By Alexandra Pacurar
New York—Industrious, a provider of co-working space, announced the acquisition of PivotDesk, the Boulder, Colo.-based office-sharing marketplace connecting growing businesses with office space. The company has also obtained a $25 million follow-on financing deal from Riverwood Capital to fund its expansion to more than 30 locations by the end of 2017.
Industrious, founded in 2013 by Jamie Hodari and Justin Stewart, offers private offices, flexible terms and personalized customer service, and is clearly on a path toward growth. Commercial Property Executive spoke with Hodari about the profile of the modern office worker, the challenges in the co-working business and what sets the company apart from other office-sharing providers.
CPE: How would you define the modern office worker?
Jamie Hodari: The modern office worker, according to pretty much any data you look at, cares more than ever about how engaging their workplace is. With every passing year, people care more and more about how happy they are at work relative to things like salary in deciding where they want to work. They’re also much better informed, in large part because of social media. People know what great, inviting workplaces look like because they’re fed images constantly of Google or Facebook’s headquarters, so if you’re in a fluorescent cubicle farm, it makes the pain that much greater.
Finally, think about the coffee shops, bars and restaurants in nearly any city in the U.S. compared to 20 years ago. I grew up in suburban Michigan. Our coffee shops growing up barely put thought into design. Now they’re all gorgeous. So the average consumer has a much more textured and demanding design sensibility. When your apartment and your favorite bar, restaurant, hotel and coffee shop are all beautiful, it’s tough to walk into an office that doesn’t match the rest of the spaces in your life.
CPE: Industrious is more like a hospitality company. Your focus is on customer service. How did you come up with this approach?
Hodari: Customer service is the lifeblood of this industry. Outside observers rarely notice that, but like many outsourcing industries, the winners and losers are defined in large part by how they treat their customers. Think of it this way—people spend eight to 10 hours a day at their office. The closest analogy are regulars who eat at the same restaurant three nights a week. Why do they keep coming back? Because of how they’re treated every time they walk in the door.
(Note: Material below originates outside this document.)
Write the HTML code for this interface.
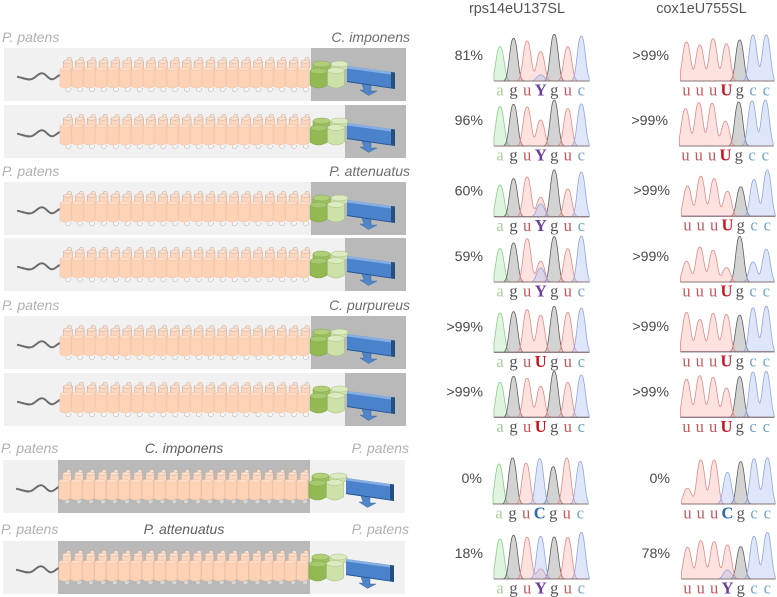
<!DOCTYPE html>
<html>
<head>
<meta charset="utf-8">
<style>
html,body{margin:0;padding:0;background:#fff;width:777px;height:597px;overflow:hidden}
svg{display:block}
text{font-family:"Liberation Sans",sans-serif}
.sp{font-size:14px;font-style:italic}
.pct{font-size:14.2px;fill:#4a4a4a;text-anchor:end}
.ttl{font-size:14.4px;fill:#555;text-anchor:middle}
</style>
</head>
<body>
<svg id="fig" xmlns="http://www.w3.org/2000/svg" width="777" height="597" viewBox="0 0 777 597">
  <defs>
    <g id="construct"></g>
  </defs>

  <text class="ttl" x="517" y="13">rps14eU137SL</text>
  <text class="ttl" x="701.5" y="13">cox1eU755SL</text>

  <g>
    <text class="sp" x="2" y="42" fill="#b0b0b0">P. patens</text>
    <text class="sp" x="410" y="42" fill="#6e6e6e" text-anchor="end">C. imponens</text>
    <text class="sp" x="2" y="176" fill="#b0b0b0">P. patens</text>
    <text class="sp" x="410" y="176" fill="#6e6e6e" text-anchor="end">P. attenuatus</text>
    <text class="sp" x="2" y="310" fill="#b0b0b0">P. patens</text>
    <text class="sp" x="410" y="310" fill="#6e6e6e" text-anchor="end">C. purpureus</text>
    <text class="sp" x="1" y="453" fill="#b0b0b0">P. patens</text>
    <text class="sp" x="184" y="453" fill="#5e5e5e" text-anchor="middle">C. imponens</text>
    <text class="sp" x="409" y="453" fill="#b0b0b0" text-anchor="end">P. patens</text>
    <text class="sp" x="1" y="534" fill="#b0b0b0">P. patens</text>
    <text class="sp" x="184" y="534" fill="#5e5e5e" text-anchor="middle">P. attenuatus</text>
    <text class="sp" x="409" y="534" fill="#b0b0b0" text-anchor="end">P. patens</text>
  </g>

  <g transform="translate(4,48)">
    <rect width="402" height="53" fill="#f1f1f1"/>
    <rect x="307" width="95" height="53" fill="#b9b9b9"/>
    <use href="#construct"/>
  </g>
  <g transform="translate(4,105)">
    <rect width="402" height="53" fill="#f1f1f1"/>
    <rect x="341" width="61" height="53" fill="#b9b9b9"/>
    <use href="#construct"/>
  </g>
  <g transform="translate(4,182)">
    <rect width="402" height="53" fill="#f1f1f1"/>
    <rect x="307" width="95" height="53" fill="#b9b9b9"/>
    <use href="#construct"/>
  </g>
  <g transform="translate(4,238)">
    <rect width="402" height="53" fill="#f1f1f1"/>
    <rect x="341" width="61" height="53" fill="#b9b9b9"/>
    <use href="#construct"/>
  </g>
  <g transform="translate(4,316)">
    <rect width="402" height="53" fill="#f1f1f1"/>
    <rect x="307" width="95" height="53" fill="#b9b9b9"/>
    <use href="#construct"/>
  </g>
  <g transform="translate(4,373)">
    <rect width="402" height="53" fill="#f1f1f1"/>
    <rect x="341" width="61" height="53" fill="#b9b9b9"/>
    <use href="#construct"/>
  </g>
  <g transform="translate(3,460)">
    <rect width="402" height="53" fill="#f1f1f1"/>
    <rect x="55" width="252" height="53" fill="#b9b9b9"/>
    <use href="#construct"/>
  </g>
  <g transform="translate(3,541)">
    <rect width="402" height="53" fill="#f1f1f1"/>
    <rect x="55" width="252" height="53" fill="#b9b9b9"/>
    <use href="#construct"/>
  </g>

  <!-- trace panels: transform holds the panel baseline origin -->
  <g class="panel" data-col="rps" data-row="0" transform="translate(0,81)"></g>
  <g class="panel" data-col="rps" data-row="1" transform="translate(0,146)"></g>
  <g class="panel" data-col="rps" data-row="2" transform="translate(0,216.7)"></g>
  <g class="panel" data-col="rps" data-row="3" transform="translate(0,282)"></g>
  <g class="panel" data-col="rps" data-row="4" transform="translate(0,352.3)"></g>
  <g class="panel" data-col="rps" data-row="5" transform="translate(0,417.3)"></g>
  <g class="panel" data-col="rps" data-row="6" transform="translate(-1,504)"></g>
  <g class="panel" data-col="rps" data-row="7" transform="translate(0,579)"></g>
  <g class="panel" data-col="cox" data-row="0" transform="translate(0,81)"></g>
  <g class="panel" data-col="cox" data-row="1" transform="translate(-1,146)"></g>
  <g class="panel" data-col="cox" data-row="2" transform="translate(1,216.2)"></g>
  <g class="panel" data-col="cox" data-row="3" transform="translate(0,282)"></g>
  <g class="panel" data-col="cox" data-row="4" transform="translate(0,351.8)"></g>
  <g class="panel" data-col="cox" data-row="5" transform="translate(0,417.3)"></g>
  <g class="panel" data-col="cox" data-row="6" transform="translate(1,504)"></g>
  <g class="panel" data-col="cox" data-row="7" transform="translate(1,579)"></g>
</svg>

<script>
// ---- chart data (peak signal values) ----
const rpsCalls = ['aguYguc','aguYguc','aguYguc','aguYguc','aguUguc','aguUguc','aguCguc','aguYguc'];
const coxCalls = ['uuuUgcc','uuuUgcc','uuuUgcc','uuuUgcc','uuuUgcc','uuuUgcc','uuuCgcc','uuuYgcc'];
const rpsPercent = ['81%','96%','60%','59%','>99%','>99%','0%','18%'];
const coxPercent = ['>99%','>99%','>99%','>99%','>99%','>99%','0%','78%'];
const rpsPeaks = [
  [103,128,120,88,140,103,135],
  [118,125,117,78,138,112,126],
  [95,114,119,58,140,83,134],
  [100,117,130,62,136,100,138],
  [118,122,128,111,138,120,133],
  [105,123,117,93,138,105,127],
  [120,138,123,136,112,138,128],
  [120,131,125,128,126,125,140]
];
const coxPeaks = [
  [117,108,127,112,123,138,138],
  [112,130,128,74,132,135,138],
  [90,120,113,75,88,110,138],
  [62,105,95,43,137,60,98],
  [118,97,115,112,110,132,137],
  [114,125,120,88,122,136,138],
  [47,132,132,95,127,136,138],
  [95,115,112,102,97,128,140]
];
// secondary peak under the ambiguous "Y" call; 0 where there is none
const rpsMinor = [18,0,38,42,0,0,0,30];
const coxMinor = [0,0,0,0,0,0,0,27];
// channel of the main peak at the ambiguous Y call
const rpsYMain = ['T','T','T','T','T','T','T','C'];
const coxYMain = ['T','T','T','T','T','T','T','T'];

// ---- axis functions ----
const SVGNS = 'http://www.w3.org/2000/svg';
const yScale = v => -v / 3;
const rpsX = i => 500 + i * 13.55;
const coxX = i => 686.5 + i * 13.3;
const channelStyle = {
  A: {stroke:'#86cf86', fill:'rgba(170,230,170,.38)'},
  G: {stroke:'#5e5e5e', fill:'rgba(150,150,150,.42)'},
  T: {stroke:'#e08a88', fill:'rgba(250,170,160,.34)'},
  C: {stroke:'#8ea6e2', fill:'rgba(165,185,240,.36)'}
};
const letterStyle = {
  a:{c:'#a9cf9a',w:'normal',ch:'A'}, g:{c:'#555555',w:'normal',ch:'G'},
  u:{c:'#c4585c',w:'normal',ch:'T'}, c:{c:'#6da3cb',w:'normal',ch:'C'},
  Y:{c:'#6a3d9e',w:'bold',ch:'T'},  U:{c:'#cc1420',w:'bold',ch:'T'},
  C:{c:'#2c6ba8',w:'bold',ch:'C'}
};
const PEAK_WIDTH = 5.2;
const PEAK_POWER = 2.5;

function tracePath(peaks, xFn, x0, x1){
  let d = 'M' + x0 + ' 0';
  for (let x = x0; x <= x1; x += 0.5){
    let s = 0;
    peaks.forEach(p => { const u = Math.abs(x - xFn(p.i)) / PEAK_WIDTH; s += p.v * Math.exp(-Math.pow(u, PEAK_POWER)); });
    d += 'L' + x.toFixed(1) + ' ' + yScale(s).toFixed(2);
  }
  return d + 'L' + x1 + ' 0Z';
}

function drawPanel(g){
  const isRps = g.getAttribute('data-col') === 'rps';
  const row = +g.getAttribute('data-row');
  const calls = isRps ? rpsCalls[row] : coxCalls[row];
  const vals = isRps ? rpsPeaks[row] : coxPeaks[row];
  const minor = isRps ? rpsMinor[row] : coxMinor[row];
  const yMain = isRps ? rpsYMain[row] : coxYMain[row];
  const xFn = isRps ? rpsX : coxX;
  const x0 = xFn(0) - 6;
  const x1 = xFn(6) + 8;
  const chans = {A:[],G:[],T:[],C:[]};
  calls.split('').forEach((ch, i) => {
    const st = letterStyle[ch];
    if (ch === 'Y'){
      chans[yMain].push({i:i, v:vals[i]});
      chans[yMain === 'T' ? 'C' : 'T'].push({i:i, v:minor});
    } else {
      chans[st.ch].push({i:i, v:vals[i]});
    }
  });
  ['A','G','T','C'].forEach(k => {
    if (!chans[k].length) return;
    const p = document.createElementNS(SVGNS, 'path');
    p.setAttribute('d', tracePath(chans[k], xFn, x0, x1));
    p.setAttribute('fill', channelStyle[k].fill);
    p.setAttribute('stroke', channelStyle[k].stroke);
    p.setAttribute('stroke-width', '0.8');
    
    
    g.appendChild(p);
  });
  const base = document.createElementNS(SVGNS, 'line');
  base.setAttribute('x1', x0);
  base.setAttribute('x2', x1);
  base.setAttribute('y1', 0);
  base.setAttribute('y2', 0);
  base.setAttribute('stroke', '#8a7272');
  base.setAttribute('stroke-width', '1');
  
  
  g.appendChild(base);
  calls.split('').forEach((ch, i) => {
    const st = letterStyle[ch];
    const t = document.createElementNS(SVGNS, 'text');
    t.textContent = ch;
    t.setAttribute('x', xFn(i));
    t.setAttribute('y', 14.5);
    t.setAttribute('text-anchor', 'middle');
    t.setAttribute('font-size', '16.5');
    t.setAttribute('font-weight', st.w);
    t.setAttribute('fill', st.c);
    t.setAttribute('style', 'font-family:"Liberation Serif",serif');
    
    
    g.appendChild(t);
  });
  const lab = document.createElementNS(SVGNS, 'text');
  lab.textContent = isRps ? rpsPercent[row] : coxPercent[row];
  lab.setAttribute('class', 'pct');
  lab.setAttribute('x', isRps ? 483 : 669);
  lab.setAttribute('y', -21);
  
  
  g.appendChild(lab);
}
document.querySelectorAll('.panel').forEach(drawPanel);

// ---- construct schematic (shared by all rows) ----
const construct = document.getElementById('construct');
function shape(tag, attrs, name){
  const e = document.createElementNS(SVGNS, tag);
  Object.keys(attrs).forEach(k => e.setAttribute(k, attrs[k]));
  
  
  construct.appendChild(e);
  return e;
}
function cyl(x, y, w, h, fill, stroke, top, name, r){
  shape('path', {d:`M${x} ${y+r}V${y+h-r}Q${x+w/2} ${y+h+r} ${x+w} ${y+h-r}V${y+r}Z`, fill:fill, stroke:stroke, 'stroke-width':.6}, name);
  shape('ellipse', {cx:x+w/2, cy:y+r, rx:w/2, ry:r, fill:top, stroke:stroke, 'stroke-width':.5}, name + '-cap');
}
shape('path', {d:'M13 28.7C20 30 24 32.5 28 31C32 29.5 34 25.3 38 25.3C42 25.3 44 31.3 48 31.3C51 31.3 53 28 56 27', fill:'none', stroke:'#6c6c6c', 'stroke-width':2}, 'n-terminal-tail');
for (let i = 0; i < 21; i++){
  const x = 56 + i * 11.88;
  shape('path', {d:`M${x+6} 40.5C${x+5} 45 ${x+11} 45 ${x+11} 40`, fill:'rgba(255,255,255,.45)', stroke:'#a9a9a9', 'stroke-width':.5}, 'lumen-loop');
  shape('path', {d:`M${x+7} 12.5L${x+8} 9.6L${x+11} 9.6L${x+12} 12.5`, fill:'#fce4d4', stroke:'#c8a692', 'stroke-width':.5}, 'stroma-loop');
  cyl(x + 3.5, 12, 8.8, 10, '#fcd7c0', '#cdaa94', '#fde3d3', 'back-helix', 1.6);
  cyl(x, 19.5, 11.2, 20.5, '#fdd2b5', '#f3c5a6', '#fedcc6', 'front-helix', 1.6);
}
cyl(309, 13, 17, 10, '#9cc05e', '#86a94f', '#b0cf78', 'dark-green-back', 3);
cyl(306, 20, 17.2, 20, '#93b954', '#7fa545', '#a7c96d', 'dark-green-front', 3);
cyl(327, 13, 17, 10, '#cfe3ab', '#a5bf7f', '#dcebc1', 'light-green-back', 3);
cyl(323.5, 19.5, 17, 20.5, '#cde2a8', '#a7c180', '#dbeabf', 'light-green-front', 3);
shape('polygon', {points:'358,36 367,37 367,43 373,43 364.5,47.5 356,42 360,42', fill:'#5085c8', stroke:'#2e5a94', 'stroke-width':.4}, 'anchor-arrow');
shape('polygon', {points:'343,18 391,24.5 391,41 343,34', fill:'#4a82cc'}, 'helix-face');
shape('polygon', {points:'343,18 391,24.5 391,27 343,20.5', fill:'#86aee2'}, 'helix-top');
shape('polygon', {points:'387,24 391,24.5 391,41 387,40.4', fill:'#24507f'}, 'helix-end');
shape('polygon', {points:'343,33 387,39.6 387,40.4 343,34', fill:'#2a5590'}, 'helix-bottom-edge');
</script>
</body>
</html>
CPE: What does Industrious offer its tenants as a high-end coworking company?
Hodari: One of the mistakes people make in reporting on coworking is to list out the amenities of one coworking provider versus another. Think of other hospitality industries: What amenities does the Four Seasons have relative to a Marriott? What amenities does Per Se have relative to your neighborhood diner? The distinction is almost entirely product quality and service. It’s not like the pool at the Four Seasons spins when you push a button.
CPE: Where will Industrious open offices in 2017?
Hodari: We’re open or will be opening in nearly every major city in the U.S. We feel strongly about expanding not only in core coastal markets like New York and Los Angeles, but also vibrant cities all across the country, from Raleigh or Tampa to Indianapolis or Phoenix.
CPE: What are a few of the main challenges in the coworking sector of the office industry?
Hodari: Customer education. I believe strongly that the vast majority of enterprises get a much better workplace outcome for teams of 150 people or less in a setting like ours than when they build them out themselves. Every data point we see supports that. When companies start using Industrious for their regional office needs, they rapidly expand their relationship with us and the number of markets they utilize us for. But it’s a conservative industry and getting a Fortune 500 company to take a bet on something new sometimes takes a lot of work.